So a great deal of time, which had been planned for other things, had to
be spent on What Are We Going To Do Now That CRMIS Has Crashed?
The fact of the matter is, CRMIS used to blow up quite regularly.
When you came into work each
morning, the first thing you would ask was:
"Is the coffee ready and did
CRMIS update OK last night? Yes?
Hey, cool." Or, "No?
Bummer."
We were pretty blasé about the
whole thing.
But CRMIS has been behaving itself the past year or so, primarily
because we had finally worked most of the bugs out of the system.
We got used to thinking that it
would just work OK every night. I'm
sure the people of
Pompeii felt the same way about that nice, shady mountain out back.

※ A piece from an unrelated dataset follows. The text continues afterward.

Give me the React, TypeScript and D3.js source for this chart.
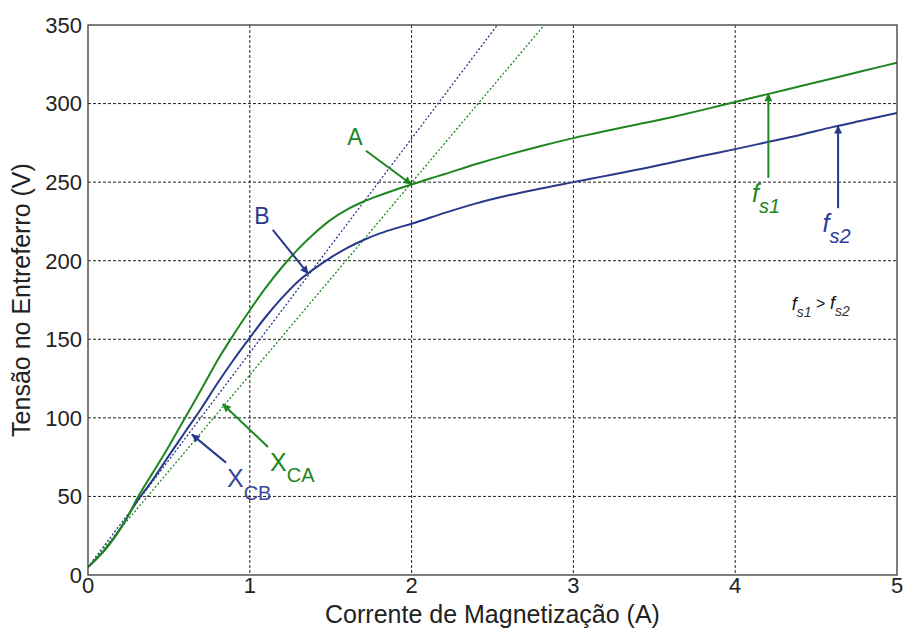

On the other hand, CRMIS may have been waiting for just this opportunity
to kick up a fuss, since we have a big job to do between now and the 19th
of this month, a very tight deadline. You
know as well as I do that these computers listen to everything we say.
And they have a nasty sense of
humor.
But what the hey. All is not
lost. Well, actually, yes some
data has been lost (about
26,000+ boxes worth); but we'll find a way to put it all back together
again, like Humpty Dumpty. No
problem. (These new tranquilizers
work great, don't they?)
Then there's Spectrum. I got a
frantic call from a woman in “Pleasant Hill” who left the following
message on my voicemail:
"I try to update a Blanket Purchase Order" (a what?)
"And I got an error message.
90014."
(Is that a Zip Code?)
“FMBKHDR."
(Who?)
"EUROBAD."
(Where?)
"What does that mean and how soon
can you fix it?"
What does it mean?
It means, "Call your brother in
Wichita."
How the hell do
I know what it means?
But we got it taken care of. And
all it took was driving all the way out to “Pleasant Hill” and a
five-minute call to the software company.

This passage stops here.